Data security and compliance risks can also slow momentum. According to one report, 69 percent of companies cite cybersecurity concerns as a hurdle to adapting to digital environments. Digital-first cultures and tools create new points where company and customer data can be exposed.

To keep things moving without increasing risk, companies need clear guardrails, like:

  • Giving people access to only the tools and information they need for their role
  • Keeping a record of who did what, especially when it involves sensitive data
  • Setting clear rules for what gets stored, shared, or deleted

The challenge is maintaining security without creating so much friction that teams bypass systems altogether. When protections are built into the tools people already use—and are communicated clearly—they’re more likely to stick.

Commitment to and familiarity with old systems

Many teams still rely on outdated or siloed platforms that don’t connect well with newer tools. Replacing them takes time, budget, and commitment from executives. But ignoring them leads to duplication, broken processes, and information gaps.

A phased approach usually works best. Start by identifying critical bottlenecks, prioritizing the integrations that matter most, and using AI agents or middleware to bridge short-term gaps while building a long-term plan.

Digital workplaces succeed when people, tools, and processes evolve together. That starts by addressing the real hurdles head-on.

The future of digital workplaces

The digital workplace is shifting from static tools to responsive systems that work alongside people. Intelligent agents now handle routine tasks—like summarizing meeting notes, assigning tasks, and surfacing business information—keeping workflows moving no matter where people are working. With remote and hybrid models becoming the norm, flexibility is built in from the start.

AI is at the core of this shift. Tech like Agentforce in Slack makes it possible for digital teams to retrieve knowledge, onboard new employees quickly, and support real-time decisions inside the tools people already use.

The digital workplace continues to change

The workplace evolution isn’t over. It’s just getting started.

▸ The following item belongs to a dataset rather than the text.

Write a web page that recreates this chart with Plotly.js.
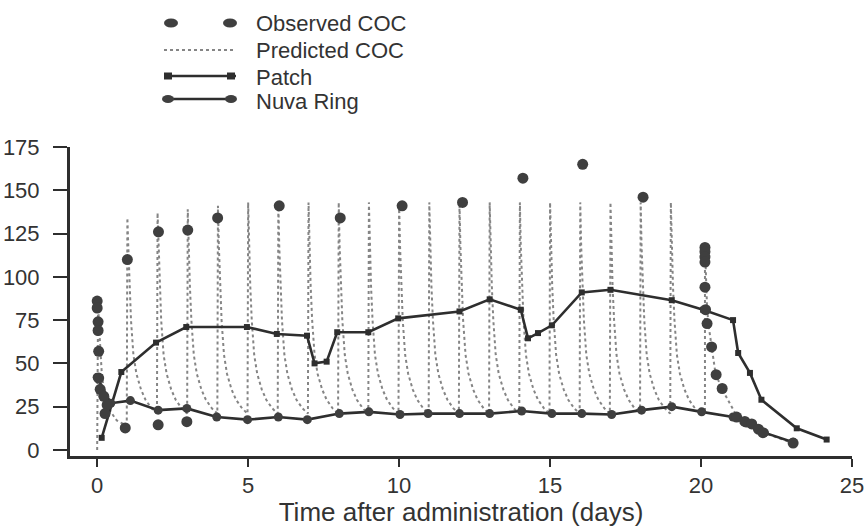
<!DOCTYPE html>
<html>
<head>
<meta charset="utf-8">
<script src="https://cdn.plot.ly/plotly-3.0.1.min.js"></script>
<style>
  html, body { margin: 0; padding: 0; background: #fff; }
  #chart { width: 867px; height: 527px; }
</style>
</head>
<body>
<div id="chart"></div>
<script>
// ---------- Data ----------
// Observed COC (markers only)
const obsX = [0, 0, 0.03, 0.03, 0.05, 0.05, 0.1, 0.22, 0.33, 0.26,
              0.93, 1.0, 2.02, 2.03, 2.97, 3.0, 3.99, 6.03, 8.05, 10.1, 12.1, 14.1, 16.08, 18.08,
              20.13, 20.13, 20.13, 20.13, 20.13, 20.15, 20.2, 20.35, 20.5, 20.7,
              21.18, 21.45, 21.68, 21.9, 22.05, 23.05];
const obsY = [86, 82, 74, 69, 57, 41.5, 35, 31, 26, 21,
              12.7, 110, 14.5, 126, 16.3, 127, 134, 141, 134, 141, 143, 157, 165, 146,
              117, 114.5, 111.5, 108.5, 94, 81, 73, 59.5, 43.5, 35.5,
              19, 16.5, 15, 12, 10, 4];

// Predicted COC: first dose (day 0)
const predStartX = [0, 0.03, 0.06, 0.1, 0.15, 0.22, 0.3, 0.45, 0.65, 0.98];
const predStartY = [0, 86, 72, 58, 45, 34, 28, 22, 17, 14];
// Predicted COC: daily doses, peak heights
const predDoseDays = [1, 2, 3, 4, 5, 6, 7, 8, 9, 10, 11, 12, 13, 14, 15, 16, 17, 18, 19];
const predPeaks    = [134, 137, 139, 141, 143, 144, 143, 143, 143, 143, 143, 143, 143, 143, 143, 143, 143, 143, 143];
// Predicted COC: decay after each daily dose (time after dose, concentration)
const predDecayDt   = [0.03, 0.07, 0.12, 0.2, 0.3, 0.45, 0.6, 0.8, 0.98];
const predDecayConc = [118, 95, 75, 55, 44, 35, 29, 24, 21];
// Predicted COC: last dose (day 20) and wash-out
const predEndX = [20.13, 20.13, 20.2, 20.25, 20.35, 20.48, 20.7, 21.0, 21.2, 21.7, 22.05, 23.05];
const predEndY = [21, 118, 82, 72, 60, 44, 35, 25, 19, 14, 10, 4];

// Patch
const patchX = [0.15, 0.8, 1.95, 2.95, 4.96, 5.95, 6.95, 7.2, 7.6, 7.95, 8.98, 9.97, 12.0, 13.0,
                14.03, 14.27, 14.6, 15.06, 16.05, 17.0, 19.03, 20.07, 21.06, 21.23, 21.62, 22.0, 23.17, 24.16];
const patchY = [7, 45, 62, 71, 71, 67, 66, 50, 51, 68, 68, 76, 80, 87,
                81, 64.5, 67.5, 72, 91, 92.5, 86.5, 81, 75, 56, 44.5, 29, 12.5, 6];

// Nuva Ring
const ringX = [0, 0.45, 1.1, 2.02, 2.97, 3.96, 4.98, 6.0, 6.96, 8.02, 9.0, 10.03, 10.96, 12.0, 13.0,
               14.06, 15.06, 16.05, 17.04, 18.03, 19.03, 20.02, 21.06, 21.5, 22.1, 23.05];
const ringY = [42, 27, 28.5, 23, 24, 19, 17.5, 19, 17.5, 21, 22, 20.5, 21, 21, 21,
               22.5, 21, 21, 20.5, 23, 25, 22, 19, 15.5, 10, 4.5];

const xTicks = [0, 5, 10, 15, 20, 25];
const yTicks = [0, 25, 50, 75, 100, 125, 150, 175];

const legendLabels = ["Observed COC", "Predicted COC", "Patch", "Nuva Ring"];

// ---------- Build predicted curve from read values ----------
const predX = predStartX.slice();
const predY = predStartY.slice();
predDoseDays.forEach((d, i) => {
  predX.push(d); predY.push(predPeaks[i]);
  predDecayDt.forEach((dt, k) => { predX.push(d + dt); predY.push(predDecayConc[k]); });
});
predEndX.forEach((x, i) => { predX.push(x); predY.push(predEndY[i]); });

// ---------- Styling ----------
const dark = '#2e2e2e';
const markerDark = '#3f3f3f';
const predColor = '#858585';
const fontFam = '"Liberation Sans", Arial, sans-serif';

const traces = [
  { x: predX, y: predY, mode: 'lines', name: legendLabels[1], showlegend: false,
    line: { color: predColor, width: 2, dash: 'dot' }, hoverinfo: 'skip' },
  { x: patchX, y: patchY, mode: 'lines+markers', name: legendLabels[2], showlegend: false,
    line: { color: dark, width: 2.6 }, marker: { symbol: 'square', size: 6, color: dark } },
  { x: ringX, y: ringY, mode: 'lines+markers', name: legendLabels[3], showlegend: false,
    line: { color: dark, width: 2.6 }, marker: { symbol: 'circle', size: 9, color: markerDark } },
  { x: obsX, y: obsY, mode: 'markers', name: legendLabels[0], showlegend: false,
    marker: { symbol: 'circle', size: 11, color: markerDark } }
];

// Plot area in pixels (for placing the hand-drawn legend in paper coordinates)
const L = 70, R = 15, T = 147, B = 71, W = 867, H = 527;
const pw = W - L - R, ph = H - T - B;
const px = (x) => (x - L) / pw;
const py = (y) => (H - B - y) / ph;

const shapes = [];
const annotations = [];
// Legend row positions (pixels)
const legRows = [23, 50, 76, 100];
const legBoxH = [21, 21, 21, 27];
const legTextY = [24, 51, 77, 101];
const legX0 = 164, legX1 = 236, textX = 255;
// Observed: two ovals
[171, 230].forEach(cx => {
  shapes.push({ type: 'circle', xref: 'paper', yref: 'paper',
    x0: px(cx - 7), x1: px(cx + 7), y0: py(legRows[0] + 4.5), y1: py(legRows[0] - 4.5),
    fillcolor: markerDark, line: { width: 0 } });
});
// Predicted: dotted line
shapes.push({ type: 'line', xref: 'paper', yref: 'paper',
  x0: px(legX0), x1: px(legX1), y0: py(legRows[1]), y1: py(legRows[1]),
  line: { color: predColor, width: 1.8, dash: 'dot' } });
// Patch: line + squares
shapes.push({ type: 'line', xref: 'paper', yref: 'paper',
  x0: px(legX0), x1: px(legX1), y0: py(legRows[2]), y1: py(legRows[2]),
  line: { color: dark, width: 2.6 } });
[168, 231].forEach(cx => {
  shapes.push({ type: 'rect', xref: 'paper', yref: 'paper',
    x0: px(cx - 4), x1: px(cx + 4), y0: py(legRows[2] + 3.5), y1: py(legRows[2] - 3.5),
    fillcolor: dark, line: { width: 0 } });
});
// Nuva Ring: line + ovals
shapes.push({ type: 'line', xref: 'paper', yref: 'paper',
  x0: px(legX0), x1: px(legX1), y0: py(legRows[3] - 1), y1: py(legRows[3] - 1),
  line: { color: dark, width: 2.6 } });
[168, 231].forEach(cx => {
  shapes.push({ type: 'circle', xref: 'paper', yref: 'paper',
    x0: px(cx - 6), x1: px(cx + 6), y0: py(legRows[3] + 3), y1: py(legRows[3] - 5),
    fillcolor: markerDark, line: { width: 0 } });
});
legendLabels.forEach((t, i) => {
  annotations.push({ xref: 'paper', yref: 'paper', x: px(textX), y: py(legTextY[i]),
    text: t, showarrow: false, xanchor: 'left', yanchor: 'middle',
    height: legBoxH[i], borderpad: 0,
    font: { family: fontFam, size: 22, color: '#333' } });
});

const layout = {
  width: W, height: H,
  margin: { l: L, r: R, t: T, b: B, pad: 0 },
  paper_bgcolor: '#fff', plot_bgcolor: '#fff',
  font: { family: fontFam, size: 22, color: '#333' },
  showlegend: false,
  xaxis: {
    range: [-0.9, 25], tickvals: xTicks, ticktext: xTicks.map(String),
    showgrid: false, zeroline: false, showline: true, linecolor: dark, linewidth: 3,
    ticks: 'outside', ticklen: 8, tickwidth: 2, tickcolor: dark,
    ticklabelstandoff: 0,
    tickfont: { family: fontFam, size: 22, color: '#333' },
    title: { text: 'Time after administration (days)', standoff: 5,
             font: { family: fontFam, size: 26, color: '#333' } }
  },
  yaxis: {
    range: [-3.5, 175], tickvals: yTicks, ticktext: yTicks.map(String),
    showgrid: false, zeroline: false, showline: true, linecolor: dark, linewidth: 3,
    ticks: 'outside', ticklen: 14, tickwidth: 2, tickcolor: dark,
    ticklabelstandoff: 9,
    tickfont: { family: fontFam, size: 22, color: '#333' }
  },
  shapes: shapes,
  annotations: annotations
};

Plotly.newPlot('chart', traces, layout, { displayModeBar: false, staticPlot: true });
</script>
</body>
</html>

While there will still be a place for the traditional office, even that centralized physical location is being transformed—many now rely on a work operating system that uses technology to help employees connect, collaborate, and get things done. And now artificial intelligence is revolutionizing the workplace even more with AI agents that feel like teammates—always present, helpful, and a step ahead. Powered by software and AI, these digital workplaces are here to stay.